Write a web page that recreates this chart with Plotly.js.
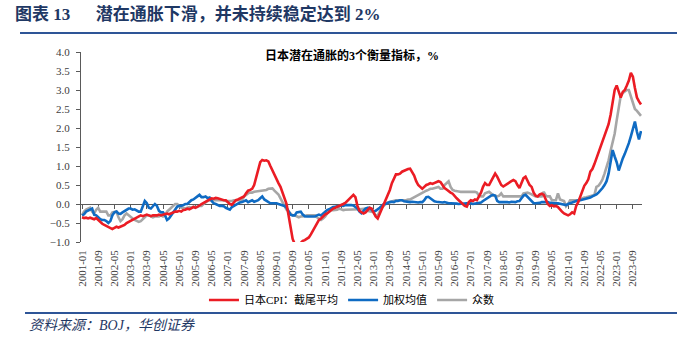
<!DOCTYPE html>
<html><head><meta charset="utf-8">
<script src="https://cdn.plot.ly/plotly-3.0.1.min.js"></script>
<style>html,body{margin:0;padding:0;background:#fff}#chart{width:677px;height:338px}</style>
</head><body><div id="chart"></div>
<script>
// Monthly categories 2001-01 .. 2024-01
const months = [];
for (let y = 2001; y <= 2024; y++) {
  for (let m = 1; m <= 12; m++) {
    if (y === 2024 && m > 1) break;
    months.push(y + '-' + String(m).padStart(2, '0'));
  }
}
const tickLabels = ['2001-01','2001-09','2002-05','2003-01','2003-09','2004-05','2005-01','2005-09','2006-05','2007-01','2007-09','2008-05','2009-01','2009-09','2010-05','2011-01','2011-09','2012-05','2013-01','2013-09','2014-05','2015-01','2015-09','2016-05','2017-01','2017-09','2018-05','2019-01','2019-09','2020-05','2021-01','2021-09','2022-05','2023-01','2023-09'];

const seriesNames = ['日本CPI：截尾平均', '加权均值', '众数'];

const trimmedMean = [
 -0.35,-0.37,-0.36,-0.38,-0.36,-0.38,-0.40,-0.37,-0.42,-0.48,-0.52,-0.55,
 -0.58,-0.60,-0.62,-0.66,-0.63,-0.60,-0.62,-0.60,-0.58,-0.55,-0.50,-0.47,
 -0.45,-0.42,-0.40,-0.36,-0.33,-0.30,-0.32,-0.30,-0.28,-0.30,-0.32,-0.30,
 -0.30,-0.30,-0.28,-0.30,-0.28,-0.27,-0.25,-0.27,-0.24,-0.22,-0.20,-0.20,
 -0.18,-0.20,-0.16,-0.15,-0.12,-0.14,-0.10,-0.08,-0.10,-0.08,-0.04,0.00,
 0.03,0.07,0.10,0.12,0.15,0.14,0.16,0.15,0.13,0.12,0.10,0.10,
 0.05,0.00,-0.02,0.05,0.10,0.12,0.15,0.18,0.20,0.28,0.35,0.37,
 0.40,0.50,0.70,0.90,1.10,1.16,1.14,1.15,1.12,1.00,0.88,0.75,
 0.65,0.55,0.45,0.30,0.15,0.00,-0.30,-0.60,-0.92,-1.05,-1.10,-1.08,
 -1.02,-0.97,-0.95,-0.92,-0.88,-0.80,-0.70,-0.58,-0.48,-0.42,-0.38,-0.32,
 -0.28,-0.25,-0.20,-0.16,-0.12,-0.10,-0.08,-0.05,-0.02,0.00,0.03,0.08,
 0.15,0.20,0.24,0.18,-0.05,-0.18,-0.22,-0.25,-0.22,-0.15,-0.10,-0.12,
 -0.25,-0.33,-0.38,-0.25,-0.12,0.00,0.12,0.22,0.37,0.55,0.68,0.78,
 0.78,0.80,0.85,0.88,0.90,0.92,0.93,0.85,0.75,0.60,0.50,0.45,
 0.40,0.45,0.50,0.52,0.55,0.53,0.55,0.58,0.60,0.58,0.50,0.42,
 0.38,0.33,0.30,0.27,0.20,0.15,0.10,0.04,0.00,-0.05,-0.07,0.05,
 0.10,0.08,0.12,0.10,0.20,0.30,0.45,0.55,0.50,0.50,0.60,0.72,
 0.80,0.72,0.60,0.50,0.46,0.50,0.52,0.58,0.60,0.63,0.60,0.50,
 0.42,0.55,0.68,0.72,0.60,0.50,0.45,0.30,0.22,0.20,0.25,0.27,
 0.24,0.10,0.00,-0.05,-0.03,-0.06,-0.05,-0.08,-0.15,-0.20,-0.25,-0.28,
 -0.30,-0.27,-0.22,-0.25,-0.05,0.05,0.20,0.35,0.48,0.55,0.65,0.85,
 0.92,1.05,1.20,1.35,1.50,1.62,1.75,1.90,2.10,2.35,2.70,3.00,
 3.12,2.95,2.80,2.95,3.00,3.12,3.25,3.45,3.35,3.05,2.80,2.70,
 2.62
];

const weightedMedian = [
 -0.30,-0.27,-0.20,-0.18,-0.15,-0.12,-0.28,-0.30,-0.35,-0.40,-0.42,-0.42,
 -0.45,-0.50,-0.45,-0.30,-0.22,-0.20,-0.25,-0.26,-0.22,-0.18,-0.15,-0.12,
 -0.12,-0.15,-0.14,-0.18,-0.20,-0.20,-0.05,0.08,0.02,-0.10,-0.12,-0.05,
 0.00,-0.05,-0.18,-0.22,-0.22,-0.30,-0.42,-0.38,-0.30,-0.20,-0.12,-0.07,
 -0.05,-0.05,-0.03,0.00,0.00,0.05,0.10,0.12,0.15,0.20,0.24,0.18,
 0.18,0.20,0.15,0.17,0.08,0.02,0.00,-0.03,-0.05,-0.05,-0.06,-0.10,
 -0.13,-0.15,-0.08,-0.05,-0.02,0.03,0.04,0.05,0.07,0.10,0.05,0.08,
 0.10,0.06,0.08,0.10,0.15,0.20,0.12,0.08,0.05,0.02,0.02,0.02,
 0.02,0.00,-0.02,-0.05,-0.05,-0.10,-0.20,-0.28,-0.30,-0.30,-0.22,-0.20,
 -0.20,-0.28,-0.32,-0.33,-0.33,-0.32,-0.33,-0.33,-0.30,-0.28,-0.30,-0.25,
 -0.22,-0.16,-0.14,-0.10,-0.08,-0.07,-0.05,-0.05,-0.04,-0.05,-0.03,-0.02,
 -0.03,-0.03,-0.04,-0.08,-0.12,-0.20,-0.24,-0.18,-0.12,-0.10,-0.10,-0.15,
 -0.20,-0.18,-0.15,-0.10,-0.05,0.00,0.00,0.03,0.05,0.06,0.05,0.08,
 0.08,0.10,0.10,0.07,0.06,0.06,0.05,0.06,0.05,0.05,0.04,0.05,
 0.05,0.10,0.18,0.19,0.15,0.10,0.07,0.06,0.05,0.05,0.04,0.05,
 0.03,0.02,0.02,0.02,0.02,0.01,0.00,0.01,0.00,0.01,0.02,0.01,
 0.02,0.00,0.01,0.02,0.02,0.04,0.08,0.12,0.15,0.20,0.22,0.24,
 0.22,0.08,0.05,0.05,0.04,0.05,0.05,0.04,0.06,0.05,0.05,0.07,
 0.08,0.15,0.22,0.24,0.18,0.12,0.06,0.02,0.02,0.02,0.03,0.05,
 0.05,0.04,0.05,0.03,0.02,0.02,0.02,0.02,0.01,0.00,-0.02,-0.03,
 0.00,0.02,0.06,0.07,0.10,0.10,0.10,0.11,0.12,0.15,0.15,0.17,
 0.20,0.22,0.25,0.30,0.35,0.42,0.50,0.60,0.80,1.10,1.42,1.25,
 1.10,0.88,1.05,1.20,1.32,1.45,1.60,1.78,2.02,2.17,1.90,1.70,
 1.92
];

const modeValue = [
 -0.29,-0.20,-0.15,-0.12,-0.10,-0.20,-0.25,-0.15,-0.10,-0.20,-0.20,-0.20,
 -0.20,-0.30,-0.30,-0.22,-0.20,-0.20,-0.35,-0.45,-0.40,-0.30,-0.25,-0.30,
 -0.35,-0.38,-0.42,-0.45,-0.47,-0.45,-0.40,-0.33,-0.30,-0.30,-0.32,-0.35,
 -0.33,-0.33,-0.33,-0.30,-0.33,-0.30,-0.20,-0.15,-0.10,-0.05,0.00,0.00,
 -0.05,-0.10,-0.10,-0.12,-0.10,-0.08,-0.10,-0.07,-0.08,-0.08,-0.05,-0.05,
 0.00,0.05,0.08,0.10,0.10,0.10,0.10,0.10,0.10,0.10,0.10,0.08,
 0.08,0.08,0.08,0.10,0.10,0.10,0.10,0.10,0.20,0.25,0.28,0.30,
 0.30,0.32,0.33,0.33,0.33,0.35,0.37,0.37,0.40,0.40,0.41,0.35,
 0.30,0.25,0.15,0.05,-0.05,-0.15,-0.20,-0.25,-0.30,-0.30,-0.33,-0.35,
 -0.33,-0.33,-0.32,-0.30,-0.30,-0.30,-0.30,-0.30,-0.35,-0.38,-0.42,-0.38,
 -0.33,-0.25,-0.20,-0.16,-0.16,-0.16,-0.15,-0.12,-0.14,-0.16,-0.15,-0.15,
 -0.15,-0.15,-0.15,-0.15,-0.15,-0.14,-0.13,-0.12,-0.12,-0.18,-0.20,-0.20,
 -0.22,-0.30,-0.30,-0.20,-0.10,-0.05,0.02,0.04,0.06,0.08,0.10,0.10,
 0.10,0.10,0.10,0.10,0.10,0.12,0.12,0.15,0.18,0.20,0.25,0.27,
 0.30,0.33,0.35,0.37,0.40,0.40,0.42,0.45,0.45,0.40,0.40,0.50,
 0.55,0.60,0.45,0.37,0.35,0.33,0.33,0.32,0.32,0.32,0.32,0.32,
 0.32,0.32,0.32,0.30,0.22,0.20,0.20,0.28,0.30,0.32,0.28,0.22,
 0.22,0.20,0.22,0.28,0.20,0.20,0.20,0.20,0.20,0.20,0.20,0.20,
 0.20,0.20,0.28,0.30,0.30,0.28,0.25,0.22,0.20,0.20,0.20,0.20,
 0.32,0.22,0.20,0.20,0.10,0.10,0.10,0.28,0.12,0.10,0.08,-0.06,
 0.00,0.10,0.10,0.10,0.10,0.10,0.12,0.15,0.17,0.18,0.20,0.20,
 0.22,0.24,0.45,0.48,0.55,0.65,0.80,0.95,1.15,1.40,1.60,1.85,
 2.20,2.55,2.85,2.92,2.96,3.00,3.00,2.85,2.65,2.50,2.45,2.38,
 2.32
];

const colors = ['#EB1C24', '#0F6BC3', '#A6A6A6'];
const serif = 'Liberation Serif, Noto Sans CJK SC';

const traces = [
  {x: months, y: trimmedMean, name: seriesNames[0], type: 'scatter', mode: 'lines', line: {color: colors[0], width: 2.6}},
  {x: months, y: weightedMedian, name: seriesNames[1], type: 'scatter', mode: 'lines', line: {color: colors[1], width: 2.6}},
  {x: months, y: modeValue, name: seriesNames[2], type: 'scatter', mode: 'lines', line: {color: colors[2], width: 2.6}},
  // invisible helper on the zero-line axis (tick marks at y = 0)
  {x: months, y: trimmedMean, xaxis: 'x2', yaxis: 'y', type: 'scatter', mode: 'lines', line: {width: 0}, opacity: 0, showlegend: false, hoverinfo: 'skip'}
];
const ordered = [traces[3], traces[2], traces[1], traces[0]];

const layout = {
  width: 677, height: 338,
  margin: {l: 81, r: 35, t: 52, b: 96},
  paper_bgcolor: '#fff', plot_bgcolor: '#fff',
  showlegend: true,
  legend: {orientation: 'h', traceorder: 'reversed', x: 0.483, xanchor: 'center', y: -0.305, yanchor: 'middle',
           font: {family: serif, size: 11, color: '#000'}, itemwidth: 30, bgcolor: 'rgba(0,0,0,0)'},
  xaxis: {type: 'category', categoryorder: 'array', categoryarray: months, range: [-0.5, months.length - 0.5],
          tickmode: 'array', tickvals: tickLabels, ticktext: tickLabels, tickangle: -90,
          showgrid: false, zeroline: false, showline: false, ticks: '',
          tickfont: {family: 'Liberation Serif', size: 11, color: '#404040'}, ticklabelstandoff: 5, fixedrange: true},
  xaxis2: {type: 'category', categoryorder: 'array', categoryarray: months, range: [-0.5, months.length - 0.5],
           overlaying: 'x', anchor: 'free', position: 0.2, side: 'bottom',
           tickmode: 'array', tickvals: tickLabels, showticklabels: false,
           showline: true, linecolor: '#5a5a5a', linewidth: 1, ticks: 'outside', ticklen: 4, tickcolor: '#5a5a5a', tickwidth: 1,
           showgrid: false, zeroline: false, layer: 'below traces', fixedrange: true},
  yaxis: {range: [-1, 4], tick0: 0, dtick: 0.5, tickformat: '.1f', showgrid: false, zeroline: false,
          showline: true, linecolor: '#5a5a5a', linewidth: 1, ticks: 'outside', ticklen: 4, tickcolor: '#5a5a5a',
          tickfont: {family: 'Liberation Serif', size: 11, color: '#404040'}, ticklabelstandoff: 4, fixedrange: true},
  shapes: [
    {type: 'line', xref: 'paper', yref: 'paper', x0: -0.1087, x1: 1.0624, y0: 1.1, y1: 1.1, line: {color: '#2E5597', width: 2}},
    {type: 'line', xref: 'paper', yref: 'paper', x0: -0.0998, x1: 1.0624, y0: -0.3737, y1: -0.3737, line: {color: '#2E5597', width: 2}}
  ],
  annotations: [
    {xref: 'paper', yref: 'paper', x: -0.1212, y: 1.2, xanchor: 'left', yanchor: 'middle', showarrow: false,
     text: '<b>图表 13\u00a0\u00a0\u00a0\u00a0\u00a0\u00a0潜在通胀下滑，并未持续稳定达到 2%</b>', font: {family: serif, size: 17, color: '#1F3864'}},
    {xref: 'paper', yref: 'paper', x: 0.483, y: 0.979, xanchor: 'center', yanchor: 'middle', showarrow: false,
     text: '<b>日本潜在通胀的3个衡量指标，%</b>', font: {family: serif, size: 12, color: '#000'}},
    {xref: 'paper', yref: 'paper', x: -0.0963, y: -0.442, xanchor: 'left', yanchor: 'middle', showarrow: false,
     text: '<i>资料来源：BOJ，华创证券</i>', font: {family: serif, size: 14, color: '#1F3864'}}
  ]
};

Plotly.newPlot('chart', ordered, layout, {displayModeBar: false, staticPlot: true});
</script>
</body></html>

### What to do:
Repeat only the lines between the start of the data and the line with "const seriesNames = ['日本CPI：截尾平均', '加权均值', '众数'];", including those two lines, and skip the pictures.

### Solution to the exercise:
Write a web page that recreates this chart with Plotly.js.
<!DOCTYPE html>
<html><head><meta charset="utf-8">
<script src="https://cdn.plot.ly/plotly-3.0.1.min.js"></script>
<style>html,body{margin:0;padding:0;background:#fff}#chart{width:677px;height:338px}</style>
</head><body><div id="chart"></div>
<script>
// Monthly categories 2001-01 .. 2024-01
const months = [];
for (let y = 2001; y <= 2024; y++) {
  for (let m = 1; m <= 12; m++) {
    if (y === 2024 && m > 1) break;
    months.push(y + '-' + String(m).padStart(2, '0'));
  }
}
const tickLabels = ['2001-01','2001-09','2002-05','2003-01','2003-09','2004-05','2005-01','2005-09','2006-05','2007-01','2007-09','2008-05','2009-01','2009-09','2010-05','2011-01','2011-09','2012-05','2013-01','2013-09','2014-05','2015-01','2015-09','2016-05','2017-01','2017-09','2018-05','2019-01','2019-09','2020-05','2021-01','2021-09','2022-05','2023-01','2023-09'];

const seriesNames = ['日本CPI：截尾平均', '加权均值', '众数'];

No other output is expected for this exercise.